===== Data rows
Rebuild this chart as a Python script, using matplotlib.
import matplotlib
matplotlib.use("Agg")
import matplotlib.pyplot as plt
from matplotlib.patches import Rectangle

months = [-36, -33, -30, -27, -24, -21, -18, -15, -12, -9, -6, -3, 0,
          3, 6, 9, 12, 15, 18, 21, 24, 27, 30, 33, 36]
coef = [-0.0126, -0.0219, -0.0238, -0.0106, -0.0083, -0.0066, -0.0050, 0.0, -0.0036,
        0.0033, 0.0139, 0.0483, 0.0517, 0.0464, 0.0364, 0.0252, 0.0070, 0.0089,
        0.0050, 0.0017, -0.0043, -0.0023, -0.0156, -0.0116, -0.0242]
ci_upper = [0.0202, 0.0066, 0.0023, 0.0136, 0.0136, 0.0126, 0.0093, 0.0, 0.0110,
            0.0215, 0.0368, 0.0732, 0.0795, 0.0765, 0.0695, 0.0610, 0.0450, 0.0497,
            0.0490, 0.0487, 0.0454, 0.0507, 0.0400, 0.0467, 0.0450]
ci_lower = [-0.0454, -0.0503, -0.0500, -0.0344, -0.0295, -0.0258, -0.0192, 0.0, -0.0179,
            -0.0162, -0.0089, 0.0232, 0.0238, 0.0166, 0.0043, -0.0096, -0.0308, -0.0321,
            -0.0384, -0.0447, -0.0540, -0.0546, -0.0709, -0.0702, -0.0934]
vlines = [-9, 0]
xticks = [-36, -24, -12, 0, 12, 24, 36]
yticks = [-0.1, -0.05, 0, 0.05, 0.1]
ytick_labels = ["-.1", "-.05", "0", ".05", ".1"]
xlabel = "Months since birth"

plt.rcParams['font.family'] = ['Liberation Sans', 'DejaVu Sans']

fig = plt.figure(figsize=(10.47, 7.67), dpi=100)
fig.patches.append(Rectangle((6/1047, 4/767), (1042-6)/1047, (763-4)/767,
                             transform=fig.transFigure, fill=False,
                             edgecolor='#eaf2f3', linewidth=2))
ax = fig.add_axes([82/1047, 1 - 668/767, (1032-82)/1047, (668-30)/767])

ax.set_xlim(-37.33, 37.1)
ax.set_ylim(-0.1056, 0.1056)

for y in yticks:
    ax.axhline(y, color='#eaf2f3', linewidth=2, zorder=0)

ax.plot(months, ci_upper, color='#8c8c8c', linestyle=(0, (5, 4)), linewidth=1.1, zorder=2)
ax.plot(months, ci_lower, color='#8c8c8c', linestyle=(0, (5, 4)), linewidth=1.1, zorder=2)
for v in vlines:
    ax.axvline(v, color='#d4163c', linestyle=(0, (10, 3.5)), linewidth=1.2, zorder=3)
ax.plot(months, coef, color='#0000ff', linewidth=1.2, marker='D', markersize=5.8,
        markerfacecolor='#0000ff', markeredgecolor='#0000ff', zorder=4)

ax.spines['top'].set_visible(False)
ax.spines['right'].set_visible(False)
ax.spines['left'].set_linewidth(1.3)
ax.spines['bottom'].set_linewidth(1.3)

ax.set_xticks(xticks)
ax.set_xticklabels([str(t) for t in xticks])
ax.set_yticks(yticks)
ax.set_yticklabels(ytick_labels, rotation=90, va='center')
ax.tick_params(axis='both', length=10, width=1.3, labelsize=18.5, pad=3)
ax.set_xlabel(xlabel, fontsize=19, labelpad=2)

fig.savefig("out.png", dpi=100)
==========
===== Data rows
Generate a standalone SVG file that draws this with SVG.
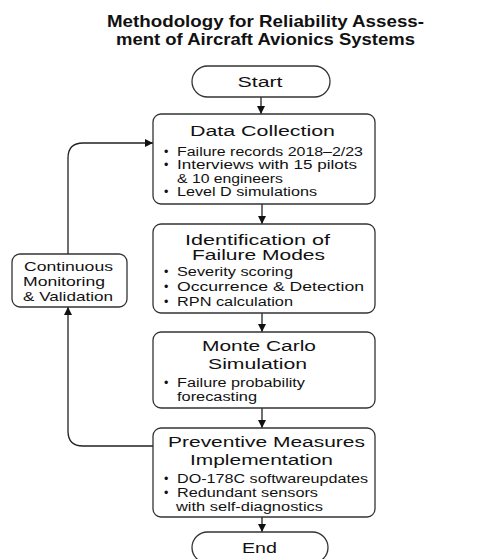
==========
===== Data rows
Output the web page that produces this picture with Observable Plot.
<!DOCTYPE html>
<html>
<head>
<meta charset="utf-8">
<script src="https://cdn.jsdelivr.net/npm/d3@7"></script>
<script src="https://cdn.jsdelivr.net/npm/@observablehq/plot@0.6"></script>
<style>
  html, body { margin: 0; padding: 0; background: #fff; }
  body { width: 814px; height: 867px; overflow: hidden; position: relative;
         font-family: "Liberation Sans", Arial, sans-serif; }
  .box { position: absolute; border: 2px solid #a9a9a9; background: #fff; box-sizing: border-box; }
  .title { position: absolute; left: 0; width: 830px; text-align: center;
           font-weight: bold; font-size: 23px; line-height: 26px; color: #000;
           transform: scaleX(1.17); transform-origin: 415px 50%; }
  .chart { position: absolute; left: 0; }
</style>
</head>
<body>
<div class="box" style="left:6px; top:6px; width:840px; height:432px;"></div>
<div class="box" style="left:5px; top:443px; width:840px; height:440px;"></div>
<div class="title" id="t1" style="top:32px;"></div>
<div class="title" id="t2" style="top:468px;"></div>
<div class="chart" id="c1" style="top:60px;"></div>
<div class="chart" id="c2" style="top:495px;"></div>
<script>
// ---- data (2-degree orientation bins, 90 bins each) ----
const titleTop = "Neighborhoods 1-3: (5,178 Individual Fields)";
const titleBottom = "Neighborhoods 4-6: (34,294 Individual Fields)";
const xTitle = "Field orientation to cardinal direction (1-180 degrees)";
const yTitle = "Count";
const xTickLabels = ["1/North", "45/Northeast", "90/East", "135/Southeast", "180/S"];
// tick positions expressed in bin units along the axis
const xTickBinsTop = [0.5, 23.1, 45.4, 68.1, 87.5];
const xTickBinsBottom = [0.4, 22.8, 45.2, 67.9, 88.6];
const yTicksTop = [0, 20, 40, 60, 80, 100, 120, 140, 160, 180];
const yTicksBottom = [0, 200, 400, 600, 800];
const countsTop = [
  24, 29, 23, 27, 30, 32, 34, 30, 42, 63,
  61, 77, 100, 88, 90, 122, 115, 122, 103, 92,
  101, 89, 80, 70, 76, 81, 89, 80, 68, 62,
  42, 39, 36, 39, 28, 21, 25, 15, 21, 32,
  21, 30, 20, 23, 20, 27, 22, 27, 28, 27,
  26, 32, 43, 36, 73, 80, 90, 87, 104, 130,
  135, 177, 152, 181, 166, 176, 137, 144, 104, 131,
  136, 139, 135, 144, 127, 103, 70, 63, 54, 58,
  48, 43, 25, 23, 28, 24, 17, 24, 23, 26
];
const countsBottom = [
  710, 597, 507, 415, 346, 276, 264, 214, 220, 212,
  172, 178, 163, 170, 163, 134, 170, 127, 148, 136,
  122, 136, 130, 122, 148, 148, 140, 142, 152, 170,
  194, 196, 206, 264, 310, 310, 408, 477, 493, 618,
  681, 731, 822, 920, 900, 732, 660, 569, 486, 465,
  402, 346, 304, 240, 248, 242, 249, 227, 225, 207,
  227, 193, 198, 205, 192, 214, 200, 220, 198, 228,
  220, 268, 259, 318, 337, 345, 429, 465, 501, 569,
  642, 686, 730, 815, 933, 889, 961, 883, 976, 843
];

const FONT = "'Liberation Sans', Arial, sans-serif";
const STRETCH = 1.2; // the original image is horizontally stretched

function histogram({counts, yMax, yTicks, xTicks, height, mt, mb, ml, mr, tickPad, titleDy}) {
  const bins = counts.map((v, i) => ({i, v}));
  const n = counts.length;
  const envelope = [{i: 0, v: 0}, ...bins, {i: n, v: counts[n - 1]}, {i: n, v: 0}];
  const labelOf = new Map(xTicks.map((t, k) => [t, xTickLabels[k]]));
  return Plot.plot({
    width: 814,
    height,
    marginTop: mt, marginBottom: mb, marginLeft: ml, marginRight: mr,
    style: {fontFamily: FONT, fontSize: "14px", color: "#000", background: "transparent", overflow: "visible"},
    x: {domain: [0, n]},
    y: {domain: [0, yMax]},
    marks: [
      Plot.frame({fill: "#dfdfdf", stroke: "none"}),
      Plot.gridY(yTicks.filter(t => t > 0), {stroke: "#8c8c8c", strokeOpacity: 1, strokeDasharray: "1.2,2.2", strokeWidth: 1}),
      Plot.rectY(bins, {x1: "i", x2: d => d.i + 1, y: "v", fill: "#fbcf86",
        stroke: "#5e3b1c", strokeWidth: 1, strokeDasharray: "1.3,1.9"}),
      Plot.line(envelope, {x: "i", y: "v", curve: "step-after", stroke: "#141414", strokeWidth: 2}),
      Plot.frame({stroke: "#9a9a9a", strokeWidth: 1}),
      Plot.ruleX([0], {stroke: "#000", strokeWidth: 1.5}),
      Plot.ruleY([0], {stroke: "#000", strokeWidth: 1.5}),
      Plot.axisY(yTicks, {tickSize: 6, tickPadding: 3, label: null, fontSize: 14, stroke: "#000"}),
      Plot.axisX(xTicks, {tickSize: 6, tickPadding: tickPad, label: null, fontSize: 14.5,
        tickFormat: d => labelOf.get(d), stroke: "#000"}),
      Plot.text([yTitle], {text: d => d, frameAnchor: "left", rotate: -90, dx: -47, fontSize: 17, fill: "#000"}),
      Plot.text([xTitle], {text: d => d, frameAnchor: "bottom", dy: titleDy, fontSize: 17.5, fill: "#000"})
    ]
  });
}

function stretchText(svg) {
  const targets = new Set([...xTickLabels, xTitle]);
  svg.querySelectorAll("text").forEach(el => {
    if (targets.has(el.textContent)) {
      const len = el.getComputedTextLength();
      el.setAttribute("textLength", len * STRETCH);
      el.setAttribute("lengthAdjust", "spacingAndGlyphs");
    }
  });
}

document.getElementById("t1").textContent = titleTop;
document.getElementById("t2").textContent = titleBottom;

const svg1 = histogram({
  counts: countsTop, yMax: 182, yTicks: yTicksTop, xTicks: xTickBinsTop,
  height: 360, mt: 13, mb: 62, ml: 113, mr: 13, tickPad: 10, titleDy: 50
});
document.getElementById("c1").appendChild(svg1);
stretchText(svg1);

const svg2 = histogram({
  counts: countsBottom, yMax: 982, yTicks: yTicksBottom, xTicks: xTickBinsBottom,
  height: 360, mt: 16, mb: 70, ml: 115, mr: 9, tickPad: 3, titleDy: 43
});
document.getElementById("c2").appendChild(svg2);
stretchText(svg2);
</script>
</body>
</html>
==========
● **Exercise goal**
Begin with the line containing "Rebuild this chart" and end with the line containing "from matplotlib.patches import Rectangle"; repeat every line from start to finish exactly, and nothing outside them.

● **Answer to the exercise**
Rebuild this chart as a Python script, using matplotlib.
import matplotlib
matplotlib.use("Agg")
import matplotlib.pyplot as plt
from matplotlib.patches import Rectangle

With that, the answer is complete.